Hi everyone,
I have a data frame (d), wich has the results of mosquitoes trapping in
three different places.
I suspect that one of these places (Local=='Palm') is biased by low
numbers and will yield slower slopes in the variance-mean regression over
the areas. I wonder if these slopes are diferents.
I've looked trought the support list for methods for comparing slopes and
found the three explained above:
#d - whole datafrmae
d$Local <- as.factor(d$Local)
dHT <- subset(d, Local!='Palm')
dP <- subset(d, Local!='Palm')
1 - Single dataframe procedure:
fit1 <- lm(log(varCDI) ~ Local + I(log(CDI)) + Local:I(log(CDI)), data=d)
fit2 <- lm(log(varCDI) ~ Local + I(log(CDI)) + Local:I(log(CDI)),
data=dHT)
a1 <- anova(fit1)
a2 <- anova(fit2)
a1
Local:I(log(CDI)) 2 1.183 0.592 7.8741 0.0005574 ***
Residuals 152 11.421 0.075
a2
Local:I(log(CDI)) 1 0.061 0.061 0.8156 0.36859
Residuals 102 7.643 0.075
>>>> Concluding that the places are different
2- proposed by Spencer Graves:
Spencer <- function(df1, df2){
fit1 <- lm( log(df1$varCDI)~log(df1$CDI) )
fit2 <- lm( log(df2$varCDI)~log(df2$CDI) )
s1 <- summary(fit1)$coefficients
s2 <- summary(fit2)$coefficients
db <- (s2[2,1]-s1[2,1])
#### TEST DEGREES OF FREEDOM
df <- (fit1$df.residual+fit2$df.residual)
### Pooled Variance ####
sd <- sqrt(s2[2,2]^2+s1[2,2]^2)
td <- db/sd
2*pt(-abs(td), df)
}
Spencer(dP, dHT)
[1] 0.0001717730
3- I wrote one based on Zar (1999) and Kleinbaum (1987) procedure:
Zar <- function(df1, df2){
fit1 <- lm( log(df1$varCDI)~log(df1$CDI) )
fit2 <- lm( log(df2$varCDI)~log(df2$CDI) )

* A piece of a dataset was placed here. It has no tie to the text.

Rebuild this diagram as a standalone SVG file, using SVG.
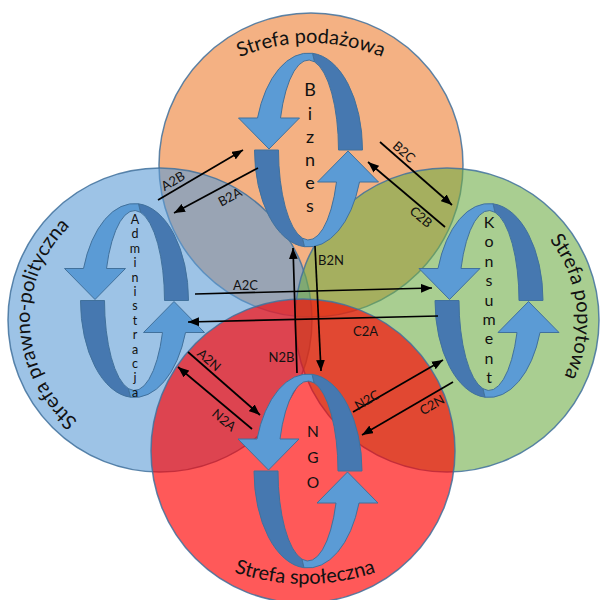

s1 <- summary(fit1)$coefficients
s2 <- summary(fit2)$coefficients
db <- (s1[2,1]-s2[2,1])
#### TEST DEGREES OF FREEDOM
n1 <- fit1$df.residual
n2 <- fit2$df.residual
n <- n1 + n2
### Pooled Variance ####
ssx1 <- var(df1$CDI) * (n1+1)
ssx2 <- var(df2$CDI) * (n2+1)
RSS1 <- anova(fit1)[2,2]
RSS2 <- anova(fit2)[2,2]
sspvm <- ( RSS1 + RSS2 ) / n
sd1_2 <- sqrt( sspvm/ssx1 + sspvm/ssx2 )
td <- db/sd1_2
2*pt(-abs(td), n)
}
Zar(dP, dHT)
[1] 0.4040566
Is there anything wrong with the function I wrote?
Assuming that there is nothing wrong with the function I wrote, I'd like
to know why R dos not follow this procedure.
Why does the variation over the X-axis is not considered for the pooled
variance?
Perhaps a simpler question: how is calculated the coeficient standart
error wich is printed by 'summary'?
Thanks,
Arthur